**Required work**
Your answer should be a single number: the count of lines in the material below that hold "this".

**Source code of charts**
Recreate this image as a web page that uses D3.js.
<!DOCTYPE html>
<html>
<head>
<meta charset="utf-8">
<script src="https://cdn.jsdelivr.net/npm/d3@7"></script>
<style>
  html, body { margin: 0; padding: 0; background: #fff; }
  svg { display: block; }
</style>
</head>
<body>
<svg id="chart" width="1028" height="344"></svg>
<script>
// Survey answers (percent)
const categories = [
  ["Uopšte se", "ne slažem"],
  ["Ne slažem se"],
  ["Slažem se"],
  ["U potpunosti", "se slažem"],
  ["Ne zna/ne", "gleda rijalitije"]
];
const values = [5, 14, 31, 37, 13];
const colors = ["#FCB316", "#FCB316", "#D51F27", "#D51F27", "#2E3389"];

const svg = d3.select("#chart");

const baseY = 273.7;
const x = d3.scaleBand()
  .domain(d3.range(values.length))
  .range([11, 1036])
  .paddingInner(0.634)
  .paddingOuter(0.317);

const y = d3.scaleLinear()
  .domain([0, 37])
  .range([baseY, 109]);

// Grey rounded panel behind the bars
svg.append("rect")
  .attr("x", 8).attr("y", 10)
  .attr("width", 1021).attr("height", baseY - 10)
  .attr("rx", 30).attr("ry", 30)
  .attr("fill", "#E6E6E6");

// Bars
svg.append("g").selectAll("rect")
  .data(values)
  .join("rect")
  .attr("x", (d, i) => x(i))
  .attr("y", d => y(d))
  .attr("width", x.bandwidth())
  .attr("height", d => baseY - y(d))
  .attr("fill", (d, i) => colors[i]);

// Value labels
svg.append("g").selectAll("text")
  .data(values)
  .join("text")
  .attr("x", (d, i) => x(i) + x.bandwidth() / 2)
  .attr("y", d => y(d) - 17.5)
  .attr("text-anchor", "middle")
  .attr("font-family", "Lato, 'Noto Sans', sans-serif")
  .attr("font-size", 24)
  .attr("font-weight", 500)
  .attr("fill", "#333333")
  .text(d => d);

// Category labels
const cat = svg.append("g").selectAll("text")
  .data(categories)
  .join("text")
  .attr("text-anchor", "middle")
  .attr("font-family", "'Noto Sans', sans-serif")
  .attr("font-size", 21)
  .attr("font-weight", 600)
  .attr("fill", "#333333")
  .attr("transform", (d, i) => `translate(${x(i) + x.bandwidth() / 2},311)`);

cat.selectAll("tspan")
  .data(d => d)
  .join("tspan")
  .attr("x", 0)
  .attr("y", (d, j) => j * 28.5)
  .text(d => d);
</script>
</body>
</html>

==

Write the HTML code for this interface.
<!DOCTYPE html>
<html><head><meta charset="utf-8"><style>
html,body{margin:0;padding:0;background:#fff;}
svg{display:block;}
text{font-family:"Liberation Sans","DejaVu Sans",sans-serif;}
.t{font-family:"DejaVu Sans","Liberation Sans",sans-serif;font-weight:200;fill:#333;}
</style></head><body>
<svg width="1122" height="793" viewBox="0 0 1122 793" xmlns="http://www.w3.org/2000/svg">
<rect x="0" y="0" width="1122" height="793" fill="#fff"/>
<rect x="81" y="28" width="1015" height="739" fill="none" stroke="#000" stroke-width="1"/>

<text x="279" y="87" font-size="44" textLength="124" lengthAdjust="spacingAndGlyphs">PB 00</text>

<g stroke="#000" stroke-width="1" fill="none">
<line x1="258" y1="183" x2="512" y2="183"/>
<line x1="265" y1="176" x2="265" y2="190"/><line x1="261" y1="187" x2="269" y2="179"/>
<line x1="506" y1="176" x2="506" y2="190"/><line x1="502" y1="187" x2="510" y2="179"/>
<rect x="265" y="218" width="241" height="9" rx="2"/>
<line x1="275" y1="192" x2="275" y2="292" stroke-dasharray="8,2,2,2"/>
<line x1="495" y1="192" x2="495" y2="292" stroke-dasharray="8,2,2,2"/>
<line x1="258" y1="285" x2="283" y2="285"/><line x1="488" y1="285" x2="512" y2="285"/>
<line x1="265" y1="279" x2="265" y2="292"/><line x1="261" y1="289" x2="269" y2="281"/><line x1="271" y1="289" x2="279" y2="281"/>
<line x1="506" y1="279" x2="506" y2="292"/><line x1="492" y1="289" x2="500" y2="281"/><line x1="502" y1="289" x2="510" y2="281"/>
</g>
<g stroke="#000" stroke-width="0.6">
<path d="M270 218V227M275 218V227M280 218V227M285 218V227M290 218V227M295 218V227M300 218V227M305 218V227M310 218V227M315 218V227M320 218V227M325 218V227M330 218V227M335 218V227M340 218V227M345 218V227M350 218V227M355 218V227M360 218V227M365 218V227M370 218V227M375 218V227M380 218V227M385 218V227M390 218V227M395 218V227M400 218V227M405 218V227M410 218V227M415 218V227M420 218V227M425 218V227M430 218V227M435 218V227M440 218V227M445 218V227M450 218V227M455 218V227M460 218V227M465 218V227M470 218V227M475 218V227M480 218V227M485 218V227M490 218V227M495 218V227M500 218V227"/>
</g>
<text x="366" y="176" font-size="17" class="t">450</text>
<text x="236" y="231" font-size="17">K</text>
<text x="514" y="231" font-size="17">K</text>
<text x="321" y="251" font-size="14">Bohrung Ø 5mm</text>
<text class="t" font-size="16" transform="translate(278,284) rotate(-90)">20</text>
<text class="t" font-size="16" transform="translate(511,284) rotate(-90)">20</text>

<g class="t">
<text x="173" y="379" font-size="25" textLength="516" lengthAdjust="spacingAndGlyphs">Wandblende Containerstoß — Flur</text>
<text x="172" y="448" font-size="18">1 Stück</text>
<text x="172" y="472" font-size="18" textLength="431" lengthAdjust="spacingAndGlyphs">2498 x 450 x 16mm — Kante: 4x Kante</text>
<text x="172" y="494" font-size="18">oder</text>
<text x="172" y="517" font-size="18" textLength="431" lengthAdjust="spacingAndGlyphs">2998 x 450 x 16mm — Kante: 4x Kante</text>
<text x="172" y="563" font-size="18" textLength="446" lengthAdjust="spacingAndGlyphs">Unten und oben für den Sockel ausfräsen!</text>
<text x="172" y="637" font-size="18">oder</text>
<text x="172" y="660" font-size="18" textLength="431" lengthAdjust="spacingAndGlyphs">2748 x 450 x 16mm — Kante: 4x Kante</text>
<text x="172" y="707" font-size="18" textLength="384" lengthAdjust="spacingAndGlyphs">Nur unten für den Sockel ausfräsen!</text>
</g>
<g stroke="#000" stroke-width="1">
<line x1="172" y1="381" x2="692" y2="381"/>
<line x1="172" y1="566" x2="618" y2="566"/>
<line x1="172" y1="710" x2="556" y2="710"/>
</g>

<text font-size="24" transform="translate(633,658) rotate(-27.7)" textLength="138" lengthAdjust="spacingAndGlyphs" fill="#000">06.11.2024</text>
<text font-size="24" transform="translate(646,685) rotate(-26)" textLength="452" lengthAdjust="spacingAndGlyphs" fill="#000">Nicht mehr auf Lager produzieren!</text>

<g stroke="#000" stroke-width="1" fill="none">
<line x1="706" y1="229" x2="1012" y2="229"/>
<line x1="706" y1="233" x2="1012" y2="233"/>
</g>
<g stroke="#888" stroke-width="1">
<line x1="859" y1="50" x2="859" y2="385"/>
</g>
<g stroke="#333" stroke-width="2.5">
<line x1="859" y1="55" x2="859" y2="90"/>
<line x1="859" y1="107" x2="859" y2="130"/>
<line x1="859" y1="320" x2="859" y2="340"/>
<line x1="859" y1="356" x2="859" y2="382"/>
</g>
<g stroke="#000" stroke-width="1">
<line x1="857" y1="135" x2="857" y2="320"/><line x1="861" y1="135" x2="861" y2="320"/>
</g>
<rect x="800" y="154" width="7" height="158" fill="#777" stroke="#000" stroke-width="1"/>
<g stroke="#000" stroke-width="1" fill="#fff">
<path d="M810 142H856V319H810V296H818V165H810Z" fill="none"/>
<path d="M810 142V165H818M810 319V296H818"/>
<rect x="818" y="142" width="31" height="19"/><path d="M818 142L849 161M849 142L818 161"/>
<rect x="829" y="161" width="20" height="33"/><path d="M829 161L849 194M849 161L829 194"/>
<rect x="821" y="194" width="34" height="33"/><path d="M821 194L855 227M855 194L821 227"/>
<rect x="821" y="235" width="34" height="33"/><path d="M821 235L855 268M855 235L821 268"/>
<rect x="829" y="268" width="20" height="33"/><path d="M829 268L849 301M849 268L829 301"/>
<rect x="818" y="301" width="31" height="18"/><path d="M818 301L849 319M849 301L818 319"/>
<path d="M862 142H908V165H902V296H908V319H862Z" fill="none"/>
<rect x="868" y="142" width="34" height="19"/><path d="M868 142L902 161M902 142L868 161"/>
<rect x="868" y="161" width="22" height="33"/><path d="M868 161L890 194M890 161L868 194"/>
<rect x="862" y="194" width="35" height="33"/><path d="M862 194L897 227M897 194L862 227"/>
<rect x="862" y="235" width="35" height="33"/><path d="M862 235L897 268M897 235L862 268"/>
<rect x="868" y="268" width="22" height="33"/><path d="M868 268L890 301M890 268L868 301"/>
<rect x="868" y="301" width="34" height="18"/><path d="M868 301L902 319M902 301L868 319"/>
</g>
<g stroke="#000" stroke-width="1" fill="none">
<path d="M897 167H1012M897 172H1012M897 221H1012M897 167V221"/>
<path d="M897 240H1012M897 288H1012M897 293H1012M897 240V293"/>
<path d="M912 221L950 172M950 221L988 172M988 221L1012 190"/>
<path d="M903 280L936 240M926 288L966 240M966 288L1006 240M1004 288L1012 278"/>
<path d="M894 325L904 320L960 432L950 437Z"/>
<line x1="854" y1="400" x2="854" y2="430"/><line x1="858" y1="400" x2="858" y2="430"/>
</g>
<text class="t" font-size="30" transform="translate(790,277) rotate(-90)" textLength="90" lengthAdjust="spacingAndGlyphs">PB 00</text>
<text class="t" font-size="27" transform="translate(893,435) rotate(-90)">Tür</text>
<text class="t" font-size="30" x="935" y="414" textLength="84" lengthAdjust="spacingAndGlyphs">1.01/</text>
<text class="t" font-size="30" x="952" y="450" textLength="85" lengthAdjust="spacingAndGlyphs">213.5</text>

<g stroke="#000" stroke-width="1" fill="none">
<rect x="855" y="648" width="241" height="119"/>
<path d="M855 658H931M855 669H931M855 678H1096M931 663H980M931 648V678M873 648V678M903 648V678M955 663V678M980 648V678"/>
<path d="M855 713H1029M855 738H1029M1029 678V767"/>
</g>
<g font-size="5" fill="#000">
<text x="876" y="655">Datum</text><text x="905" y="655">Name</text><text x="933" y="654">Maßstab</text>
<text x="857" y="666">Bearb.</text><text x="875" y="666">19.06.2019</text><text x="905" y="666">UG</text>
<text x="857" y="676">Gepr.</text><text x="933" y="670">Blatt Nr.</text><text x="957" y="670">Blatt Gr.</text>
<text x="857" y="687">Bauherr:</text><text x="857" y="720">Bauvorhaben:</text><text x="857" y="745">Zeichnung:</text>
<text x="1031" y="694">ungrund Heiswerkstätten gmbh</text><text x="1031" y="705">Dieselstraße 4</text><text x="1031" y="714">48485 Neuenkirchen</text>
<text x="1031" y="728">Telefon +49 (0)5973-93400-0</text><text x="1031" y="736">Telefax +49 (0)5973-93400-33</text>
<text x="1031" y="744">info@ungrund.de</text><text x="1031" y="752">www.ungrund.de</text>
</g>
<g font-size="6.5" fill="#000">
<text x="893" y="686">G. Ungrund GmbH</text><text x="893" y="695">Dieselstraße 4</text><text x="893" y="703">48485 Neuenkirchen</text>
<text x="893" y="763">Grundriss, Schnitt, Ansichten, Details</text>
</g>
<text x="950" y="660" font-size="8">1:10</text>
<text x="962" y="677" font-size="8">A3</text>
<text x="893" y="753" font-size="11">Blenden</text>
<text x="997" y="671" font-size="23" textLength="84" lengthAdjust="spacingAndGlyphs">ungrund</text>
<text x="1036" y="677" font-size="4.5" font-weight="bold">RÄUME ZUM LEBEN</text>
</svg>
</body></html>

**Expected answer**
2